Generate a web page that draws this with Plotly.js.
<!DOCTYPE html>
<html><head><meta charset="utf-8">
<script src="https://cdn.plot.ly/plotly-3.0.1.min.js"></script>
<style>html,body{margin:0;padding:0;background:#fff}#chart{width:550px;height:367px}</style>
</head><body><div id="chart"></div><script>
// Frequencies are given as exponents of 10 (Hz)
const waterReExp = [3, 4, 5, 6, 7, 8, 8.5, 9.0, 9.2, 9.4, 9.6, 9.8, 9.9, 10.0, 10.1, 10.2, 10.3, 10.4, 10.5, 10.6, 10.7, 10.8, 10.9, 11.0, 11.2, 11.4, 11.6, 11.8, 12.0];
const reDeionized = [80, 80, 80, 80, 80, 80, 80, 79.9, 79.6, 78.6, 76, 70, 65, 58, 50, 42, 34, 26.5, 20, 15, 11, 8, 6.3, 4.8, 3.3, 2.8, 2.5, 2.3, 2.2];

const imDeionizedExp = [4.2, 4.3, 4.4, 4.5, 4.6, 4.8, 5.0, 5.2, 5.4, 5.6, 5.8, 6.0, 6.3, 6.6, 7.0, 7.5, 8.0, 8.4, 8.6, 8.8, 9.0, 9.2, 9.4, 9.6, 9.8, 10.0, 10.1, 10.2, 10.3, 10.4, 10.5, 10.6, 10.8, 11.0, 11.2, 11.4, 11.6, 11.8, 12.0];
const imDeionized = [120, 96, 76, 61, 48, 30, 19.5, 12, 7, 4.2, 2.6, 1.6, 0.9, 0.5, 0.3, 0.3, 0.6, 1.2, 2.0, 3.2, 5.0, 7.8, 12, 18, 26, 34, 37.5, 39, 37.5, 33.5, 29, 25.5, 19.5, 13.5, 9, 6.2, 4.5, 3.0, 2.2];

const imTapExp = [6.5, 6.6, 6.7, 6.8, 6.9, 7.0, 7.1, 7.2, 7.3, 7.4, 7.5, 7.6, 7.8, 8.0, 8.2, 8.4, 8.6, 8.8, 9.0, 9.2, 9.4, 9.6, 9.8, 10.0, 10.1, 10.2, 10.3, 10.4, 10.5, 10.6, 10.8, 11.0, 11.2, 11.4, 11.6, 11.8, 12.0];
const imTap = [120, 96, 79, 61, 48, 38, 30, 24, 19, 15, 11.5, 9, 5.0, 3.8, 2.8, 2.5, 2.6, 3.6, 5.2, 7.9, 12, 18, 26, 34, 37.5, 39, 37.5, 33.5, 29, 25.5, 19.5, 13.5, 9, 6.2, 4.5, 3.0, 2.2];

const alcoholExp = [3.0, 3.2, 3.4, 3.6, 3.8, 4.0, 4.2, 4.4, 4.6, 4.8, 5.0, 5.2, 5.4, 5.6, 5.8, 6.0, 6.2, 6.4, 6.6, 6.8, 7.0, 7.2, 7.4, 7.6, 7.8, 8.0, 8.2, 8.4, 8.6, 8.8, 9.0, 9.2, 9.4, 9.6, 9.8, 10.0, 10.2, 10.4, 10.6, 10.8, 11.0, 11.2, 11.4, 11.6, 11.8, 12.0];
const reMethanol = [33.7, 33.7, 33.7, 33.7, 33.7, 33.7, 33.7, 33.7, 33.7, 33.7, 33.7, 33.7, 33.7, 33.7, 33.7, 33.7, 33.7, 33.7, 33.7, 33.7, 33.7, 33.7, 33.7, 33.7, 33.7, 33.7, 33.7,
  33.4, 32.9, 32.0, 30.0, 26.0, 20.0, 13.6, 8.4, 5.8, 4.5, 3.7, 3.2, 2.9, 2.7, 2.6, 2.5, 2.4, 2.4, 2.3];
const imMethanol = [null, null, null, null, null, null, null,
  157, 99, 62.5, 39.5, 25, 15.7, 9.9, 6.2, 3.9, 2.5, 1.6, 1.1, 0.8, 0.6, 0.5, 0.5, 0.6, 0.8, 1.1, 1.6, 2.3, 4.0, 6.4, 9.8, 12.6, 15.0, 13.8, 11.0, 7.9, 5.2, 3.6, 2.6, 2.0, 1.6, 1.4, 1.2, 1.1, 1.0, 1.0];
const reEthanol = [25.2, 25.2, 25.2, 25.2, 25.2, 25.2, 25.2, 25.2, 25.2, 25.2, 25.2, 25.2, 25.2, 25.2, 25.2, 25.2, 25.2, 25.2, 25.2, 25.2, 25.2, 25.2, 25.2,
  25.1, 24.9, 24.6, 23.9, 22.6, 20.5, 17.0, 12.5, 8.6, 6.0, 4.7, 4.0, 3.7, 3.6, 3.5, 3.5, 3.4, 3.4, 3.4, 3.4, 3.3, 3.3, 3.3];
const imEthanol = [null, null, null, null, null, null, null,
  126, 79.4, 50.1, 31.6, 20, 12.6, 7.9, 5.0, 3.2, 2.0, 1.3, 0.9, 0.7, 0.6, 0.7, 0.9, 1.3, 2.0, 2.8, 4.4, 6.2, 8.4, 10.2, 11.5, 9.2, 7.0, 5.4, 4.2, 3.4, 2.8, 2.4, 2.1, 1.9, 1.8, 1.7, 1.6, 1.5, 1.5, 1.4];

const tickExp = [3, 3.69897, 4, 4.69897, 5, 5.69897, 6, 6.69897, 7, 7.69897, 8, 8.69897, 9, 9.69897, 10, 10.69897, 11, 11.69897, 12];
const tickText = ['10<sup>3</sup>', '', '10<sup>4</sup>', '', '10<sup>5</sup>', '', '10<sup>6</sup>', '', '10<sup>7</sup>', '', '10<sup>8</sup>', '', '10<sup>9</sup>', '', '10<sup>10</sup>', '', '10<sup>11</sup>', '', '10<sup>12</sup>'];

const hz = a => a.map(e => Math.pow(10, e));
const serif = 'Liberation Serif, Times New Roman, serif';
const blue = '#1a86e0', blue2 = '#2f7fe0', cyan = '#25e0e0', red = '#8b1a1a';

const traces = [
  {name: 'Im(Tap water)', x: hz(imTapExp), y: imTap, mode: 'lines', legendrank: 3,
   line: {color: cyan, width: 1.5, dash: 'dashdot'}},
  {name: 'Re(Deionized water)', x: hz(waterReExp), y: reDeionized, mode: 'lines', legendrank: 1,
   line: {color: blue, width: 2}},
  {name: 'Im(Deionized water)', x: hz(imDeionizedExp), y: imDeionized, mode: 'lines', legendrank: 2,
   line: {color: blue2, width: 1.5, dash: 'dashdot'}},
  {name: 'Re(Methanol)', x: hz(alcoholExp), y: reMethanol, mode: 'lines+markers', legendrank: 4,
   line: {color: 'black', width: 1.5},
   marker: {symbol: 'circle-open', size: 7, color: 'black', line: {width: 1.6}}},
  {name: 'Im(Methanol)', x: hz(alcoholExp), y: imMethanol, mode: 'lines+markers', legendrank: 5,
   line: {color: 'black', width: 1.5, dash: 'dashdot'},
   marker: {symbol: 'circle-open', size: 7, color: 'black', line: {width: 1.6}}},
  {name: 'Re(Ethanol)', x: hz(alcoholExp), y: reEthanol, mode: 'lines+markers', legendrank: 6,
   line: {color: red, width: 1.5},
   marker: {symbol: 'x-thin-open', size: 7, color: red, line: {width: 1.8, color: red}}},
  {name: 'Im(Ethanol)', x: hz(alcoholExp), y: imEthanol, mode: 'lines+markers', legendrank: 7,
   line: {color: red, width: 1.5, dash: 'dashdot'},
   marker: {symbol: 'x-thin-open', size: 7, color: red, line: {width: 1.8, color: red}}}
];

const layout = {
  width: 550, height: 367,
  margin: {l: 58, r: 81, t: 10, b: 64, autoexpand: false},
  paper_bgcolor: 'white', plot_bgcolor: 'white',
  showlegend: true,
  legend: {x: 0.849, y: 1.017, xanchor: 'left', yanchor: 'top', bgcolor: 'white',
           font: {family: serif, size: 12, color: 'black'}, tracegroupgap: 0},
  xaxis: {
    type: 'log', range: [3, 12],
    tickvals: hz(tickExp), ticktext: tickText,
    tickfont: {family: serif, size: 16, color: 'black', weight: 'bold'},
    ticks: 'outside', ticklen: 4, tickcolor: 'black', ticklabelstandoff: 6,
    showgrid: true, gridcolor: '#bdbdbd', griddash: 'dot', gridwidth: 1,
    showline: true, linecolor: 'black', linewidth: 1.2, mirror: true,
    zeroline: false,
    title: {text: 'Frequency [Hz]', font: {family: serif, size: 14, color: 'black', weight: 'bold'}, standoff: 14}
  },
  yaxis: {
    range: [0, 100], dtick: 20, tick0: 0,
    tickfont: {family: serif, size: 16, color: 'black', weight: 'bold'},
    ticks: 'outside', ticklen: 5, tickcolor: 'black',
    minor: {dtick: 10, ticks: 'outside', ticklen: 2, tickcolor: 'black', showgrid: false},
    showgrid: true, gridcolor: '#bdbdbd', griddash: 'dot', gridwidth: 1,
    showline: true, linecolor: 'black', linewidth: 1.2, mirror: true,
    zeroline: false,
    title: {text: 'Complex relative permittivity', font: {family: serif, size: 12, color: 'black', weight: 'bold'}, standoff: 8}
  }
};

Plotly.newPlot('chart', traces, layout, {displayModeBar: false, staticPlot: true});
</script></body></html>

◆ ◆ ◆

Given exercise: What you return should be the lines from the start of the data through the line with "2.5, 2.3, 2.2];", quoted exactly and nothing more.

Correct response:
Generate a web page that draws this with Plotly.js.
<!DOCTYPE html>
<html><head><meta charset="utf-8">
<script src="https://cdn.plot.ly/plotly-3.0.1.min.js"></script>
<style>html,body{margin:0;padding:0;background:#fff}#chart{width:550px;height:367px}</style>
</head><body><div id="chart"></div><script>
// Frequencies are given as exponents of 10 (Hz)
const waterReExp = [3, 4, 5, 6, 7, 8, 8.5, 9.0, 9.2, 9.4, 9.6, 9.8, 9.9, 10.0, 10.1, 10.2, 10.3, 10.4, 10.5, 10.6, 10.7, 10.8, 10.9, 11.0, 11.2, 11.4, 11.6, 11.8, 12.0];
const reDeionized = [80, 80, 80, 80, 80, 80, 80, 79.9, 79.6, 78.6, 76, 70, 65, 58, 50, 42, 34, 26.5, 20, 15, 11, 8, 6.3, 4.8, 3.3, 2.8, 2.5, 2.3, 2.2];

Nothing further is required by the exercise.